## start COLLECTED DATA
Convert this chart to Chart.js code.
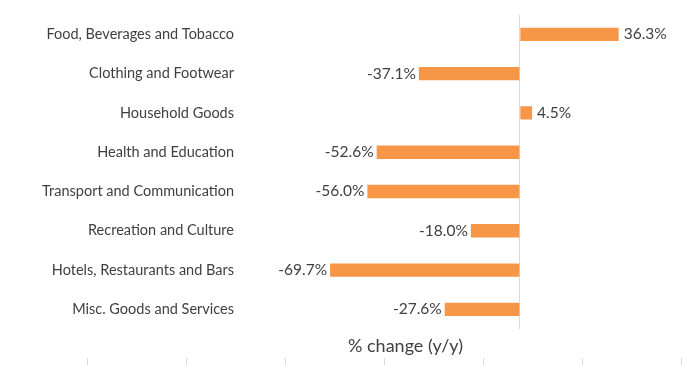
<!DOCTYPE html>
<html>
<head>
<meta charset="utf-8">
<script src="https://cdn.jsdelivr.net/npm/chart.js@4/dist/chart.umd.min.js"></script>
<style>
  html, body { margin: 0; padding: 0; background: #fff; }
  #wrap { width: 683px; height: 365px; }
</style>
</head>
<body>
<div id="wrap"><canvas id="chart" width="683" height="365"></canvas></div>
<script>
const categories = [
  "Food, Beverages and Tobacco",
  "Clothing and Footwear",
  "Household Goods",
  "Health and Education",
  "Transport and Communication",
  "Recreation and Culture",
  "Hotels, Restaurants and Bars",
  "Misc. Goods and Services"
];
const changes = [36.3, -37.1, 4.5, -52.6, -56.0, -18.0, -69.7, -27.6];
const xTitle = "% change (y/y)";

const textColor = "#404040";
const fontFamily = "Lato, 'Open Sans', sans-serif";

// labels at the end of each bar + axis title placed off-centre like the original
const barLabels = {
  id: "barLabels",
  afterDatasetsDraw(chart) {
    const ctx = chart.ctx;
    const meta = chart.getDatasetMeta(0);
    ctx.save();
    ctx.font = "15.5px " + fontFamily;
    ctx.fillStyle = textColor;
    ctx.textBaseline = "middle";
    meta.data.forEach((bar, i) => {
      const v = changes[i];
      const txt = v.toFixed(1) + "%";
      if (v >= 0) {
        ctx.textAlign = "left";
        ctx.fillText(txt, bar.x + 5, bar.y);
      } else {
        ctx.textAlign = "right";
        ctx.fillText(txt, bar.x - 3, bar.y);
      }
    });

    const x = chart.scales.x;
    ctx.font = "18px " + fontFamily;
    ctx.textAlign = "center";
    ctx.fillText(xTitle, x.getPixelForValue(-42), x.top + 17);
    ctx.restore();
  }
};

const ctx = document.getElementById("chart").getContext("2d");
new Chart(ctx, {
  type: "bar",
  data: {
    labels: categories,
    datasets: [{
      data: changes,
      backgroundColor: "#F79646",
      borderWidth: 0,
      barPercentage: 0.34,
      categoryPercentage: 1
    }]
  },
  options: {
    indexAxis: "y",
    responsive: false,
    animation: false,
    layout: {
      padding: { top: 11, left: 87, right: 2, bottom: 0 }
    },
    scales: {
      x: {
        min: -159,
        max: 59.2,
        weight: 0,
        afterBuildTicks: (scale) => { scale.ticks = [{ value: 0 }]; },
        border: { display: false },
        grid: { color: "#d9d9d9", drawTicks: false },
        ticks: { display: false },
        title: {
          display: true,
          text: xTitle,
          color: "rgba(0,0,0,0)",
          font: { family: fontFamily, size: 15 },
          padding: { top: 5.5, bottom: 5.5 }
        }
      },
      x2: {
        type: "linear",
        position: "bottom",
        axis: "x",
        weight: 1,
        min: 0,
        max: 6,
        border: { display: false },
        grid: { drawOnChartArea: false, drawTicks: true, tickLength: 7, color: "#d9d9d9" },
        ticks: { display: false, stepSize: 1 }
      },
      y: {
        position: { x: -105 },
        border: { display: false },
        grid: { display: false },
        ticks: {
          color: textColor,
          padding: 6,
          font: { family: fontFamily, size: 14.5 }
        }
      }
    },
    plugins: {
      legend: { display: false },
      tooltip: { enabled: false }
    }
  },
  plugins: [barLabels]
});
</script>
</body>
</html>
## end COLLECTED DATA
OBJECTIVE:
Quote all the lines above exactly as given. Do not include the pictures.

FINAL ANSWER:
Convert this chart to Chart.js code.
<!DOCTYPE html>
<html>
<head>
<meta charset="utf-8">
<script src="https://cdn.jsdelivr.net/npm/chart.js@4/dist/chart.umd.min.js"></script>
<style>
  html, body { margin: 0; padding: 0; background: #fff; }
  #wrap { width: 683px; height: 365px; }
</style>
</head>
<body>
<div id="wrap"><canvas id="chart" width="683" height="365"></canvas></div>
<script>
const categories = [
  "Food, Beverages and Tobacco",
  "Clothing and Footwear",
  "Household Goods",
  "Health and Education",
  "Transport and Communication",
  "Recreation and Culture",
  "Hotels, Restaurants and Bars",
  "Misc. Goods and Services"
];
const changes = [36.3, -37.1, 4.5, -52.6, -56.0, -18.0, -69.7, -27.6];
const xTitle = "% change (y/y)";

const textColor = "#404040";
const fontFamily = "Lato, 'Open Sans', sans-serif";

// labels at the end of each bar + axis title placed off-centre like the original
const barLabels = {
  id: "barLabels",
  afterDatasetsDraw(chart) {
    const ctx = chart.ctx;
    const meta = chart.getDatasetMeta(0);
    ctx.save();
    ctx.font = "15.5px " + fontFamily;
    ctx.fillStyle = textColor;
    ctx.textBaseline = "middle";
    meta.data.forEach((bar, i) => {
      const v = changes[i];
      const txt = v.toFixed(1) + "%";
      if (v >= 0) {
        ctx.textAlign = "left";
        ctx.fillText(txt, bar.x + 5, bar.y);
      } else {
        ctx.textAlign = "right";
        ctx.fillText(txt, bar.x - 3, bar.y);
      }
    });

    const x = chart.scales.x;
    ctx.font = "18px " + fontFamily;
    ctx.textAlign = "center";
    ctx.fillText(xTitle, x.getPixelForValue(-42), x.top + 17);
    ctx.restore();
  }
};

const ctx = document.getElementById("chart").getContext("2d");
new Chart(ctx, {
  type: "bar",
  data: {
    labels: categories,
    datasets: [{
      data: changes,
      backgroundColor: "#F79646",
      borderWidth: 0,
      barPercentage: 0.34,
      categoryPercentage: 1
    }]
  },
  options: {
    indexAxis: "y",
    responsive: false,
    animation: false,
    layout: {
      padding: { top: 11, left: 87, right: 2, bottom: 0 }
    },
    scales: {
      x: {
        min: -159,
        max: 59.2,
        weight: 0,
        afterBuildTicks: (scale) => { scale.ticks = [{ value: 0 }]; },
        border: { display: false },
        grid: { color: "#d9d9d9", drawTicks: false },
        ticks: { display: false },
        title: {
          display: true,
          text: xTitle,
          color: "rgba(0,0,0,0)",
          font: { family: fontFamily, size: 15 },
          padding: { top: 5.5, bottom: 5.5 }
        }
      },
      x2: {
        type: "linear",
        position: "bottom",
        axis: "x",
        weight: 1,
        min: 0,
        max: 6,
        border: { display: false },
        grid: { drawOnChartArea: false, drawTicks: true, tickLength: 7, color: "#d9d9d9" },
        ticks: { display: false, stepSize: 1 }
      },
      y: {
        position: { x: -105 },
        border: { display: false },
        grid: { display: false },
        ticks: {
          color: textColor,
          padding: 6,
          font: { family: fontFamily, size: 14.5 }
        }
      }
    },
    plugins: {
      legend: { display: false },
      tooltip: { enabled: false }
    }
  },
  plugins: [barLabels]
});
</script>
</body>
</html>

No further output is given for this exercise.